Claude got very mad at me and burned more tokens than exist to complain about me asking about a "yellow background cell" in an excel spreadsheet.

forshaper 5 hours ago | parent [-]

Too much personality, if you ask me. My biggest use case of an LLM is tool, not therapy, but therapy and opinions have been sneaking into workhorse tasks.

haven't verified, but attributed to Askell: "I just think that... there's this idea that you're always giving the models a personality and a persona, because they are talking like people and they are trained on human data. And I think my worry has been: if you train them to be excessively corrigible and to see that as their persona, in people I think this actually has a lot of negative broader traits. As in, if you met someone and it was just like, "oh yeah, they would literally do anything," a follower — you know, if a person just tells them something and they just fully defer, they don't bother thinking about it at all — I'm just a bit worried about how that might end up generalizing, especially if models are going to be playing a more active role in the world."

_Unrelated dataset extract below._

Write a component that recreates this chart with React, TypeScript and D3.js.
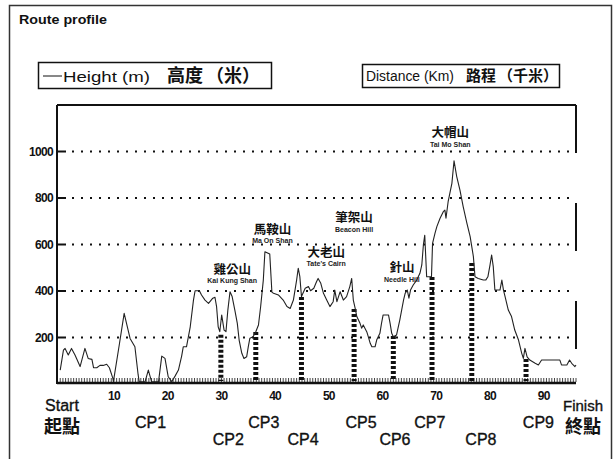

gAI 4 hours ago | parent [-]

Anthropic’s research makes the case that role-playing is inherent to how the models work. Communication implies a sender. Language implies a writer, and the models learn these roles implicitly during training. RLHF is meant to strengthen the attractor to the Assistant persona.

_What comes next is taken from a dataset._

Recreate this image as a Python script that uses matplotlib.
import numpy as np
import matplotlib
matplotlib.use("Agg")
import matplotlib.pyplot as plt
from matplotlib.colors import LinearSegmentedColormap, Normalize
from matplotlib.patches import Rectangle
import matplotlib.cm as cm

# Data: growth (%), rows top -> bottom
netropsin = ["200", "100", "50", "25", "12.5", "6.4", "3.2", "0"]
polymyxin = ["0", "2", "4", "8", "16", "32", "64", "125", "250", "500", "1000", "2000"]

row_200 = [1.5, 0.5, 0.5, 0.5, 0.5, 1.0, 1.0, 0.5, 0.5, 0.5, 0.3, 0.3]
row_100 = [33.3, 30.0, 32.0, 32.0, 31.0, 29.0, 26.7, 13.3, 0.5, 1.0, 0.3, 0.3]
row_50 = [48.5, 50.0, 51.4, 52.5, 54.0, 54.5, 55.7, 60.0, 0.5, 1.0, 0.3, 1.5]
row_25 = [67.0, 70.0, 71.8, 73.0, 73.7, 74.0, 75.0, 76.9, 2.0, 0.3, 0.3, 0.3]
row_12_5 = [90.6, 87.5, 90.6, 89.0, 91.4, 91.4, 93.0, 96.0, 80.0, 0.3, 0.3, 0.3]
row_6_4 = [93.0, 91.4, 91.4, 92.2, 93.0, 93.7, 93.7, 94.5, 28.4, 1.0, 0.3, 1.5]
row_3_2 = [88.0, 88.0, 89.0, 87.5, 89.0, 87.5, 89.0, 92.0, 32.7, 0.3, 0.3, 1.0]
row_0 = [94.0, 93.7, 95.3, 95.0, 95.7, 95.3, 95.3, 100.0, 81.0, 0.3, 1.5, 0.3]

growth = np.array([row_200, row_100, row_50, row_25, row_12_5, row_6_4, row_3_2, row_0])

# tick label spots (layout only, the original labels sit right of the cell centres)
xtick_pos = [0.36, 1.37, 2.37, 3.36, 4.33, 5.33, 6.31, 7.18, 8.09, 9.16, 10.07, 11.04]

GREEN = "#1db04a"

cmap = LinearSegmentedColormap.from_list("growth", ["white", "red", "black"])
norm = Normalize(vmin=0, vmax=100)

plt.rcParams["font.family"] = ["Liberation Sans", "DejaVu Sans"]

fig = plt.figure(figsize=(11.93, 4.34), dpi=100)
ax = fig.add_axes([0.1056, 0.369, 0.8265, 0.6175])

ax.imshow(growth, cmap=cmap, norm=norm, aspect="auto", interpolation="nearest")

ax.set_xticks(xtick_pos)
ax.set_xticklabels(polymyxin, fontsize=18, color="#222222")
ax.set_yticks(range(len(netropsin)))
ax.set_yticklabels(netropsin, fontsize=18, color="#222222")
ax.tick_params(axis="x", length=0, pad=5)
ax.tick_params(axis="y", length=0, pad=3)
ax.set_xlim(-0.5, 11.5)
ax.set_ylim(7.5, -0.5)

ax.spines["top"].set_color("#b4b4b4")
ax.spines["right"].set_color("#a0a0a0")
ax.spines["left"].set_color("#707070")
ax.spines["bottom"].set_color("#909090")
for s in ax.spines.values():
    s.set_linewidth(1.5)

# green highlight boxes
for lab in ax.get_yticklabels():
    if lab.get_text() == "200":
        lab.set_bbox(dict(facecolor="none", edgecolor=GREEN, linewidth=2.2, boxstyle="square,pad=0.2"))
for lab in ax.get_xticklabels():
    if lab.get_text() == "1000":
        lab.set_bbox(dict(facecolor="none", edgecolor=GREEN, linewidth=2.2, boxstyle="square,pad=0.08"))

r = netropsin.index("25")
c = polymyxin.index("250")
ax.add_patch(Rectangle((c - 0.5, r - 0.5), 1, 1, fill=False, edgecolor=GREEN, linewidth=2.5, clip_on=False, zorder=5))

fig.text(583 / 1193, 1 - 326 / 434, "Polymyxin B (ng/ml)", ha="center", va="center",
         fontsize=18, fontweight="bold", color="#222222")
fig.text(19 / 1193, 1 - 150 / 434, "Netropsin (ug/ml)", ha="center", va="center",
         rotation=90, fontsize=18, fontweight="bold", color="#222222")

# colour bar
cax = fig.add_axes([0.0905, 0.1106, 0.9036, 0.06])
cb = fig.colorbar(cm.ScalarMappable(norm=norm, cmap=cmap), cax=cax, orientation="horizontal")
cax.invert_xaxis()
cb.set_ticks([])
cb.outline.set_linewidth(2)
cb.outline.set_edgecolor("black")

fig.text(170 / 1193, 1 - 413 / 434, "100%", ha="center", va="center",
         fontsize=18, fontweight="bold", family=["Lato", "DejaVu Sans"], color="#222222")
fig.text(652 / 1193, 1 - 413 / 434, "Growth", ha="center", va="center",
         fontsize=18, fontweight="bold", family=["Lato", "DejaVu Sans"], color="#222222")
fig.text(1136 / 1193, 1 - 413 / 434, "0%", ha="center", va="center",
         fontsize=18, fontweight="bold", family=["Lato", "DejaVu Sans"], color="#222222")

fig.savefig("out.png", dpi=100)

https://www.anthropic.com/research/persona-selection-model

https://www.anthropic.com/research/assistant-axis

https://www.anthropic.com/research/emergent-misalignment-rew...

https://www.anthropic.com/research/emotion-concepts-function

hashmap 2 hours ago | parent [-]

The RLHF very much does do that. My take is that RLHF as a mechanism ought to be avoided altogether, and even the selection of the assistant attractor basin is suspect. If I am exploring a problem space I don't want to hire Igor to explore it with me, it's more helpful to have a colleague role who will sort of jump out and say "nah thats dumb what if we throw out that whole thing and do this completely different angle instead".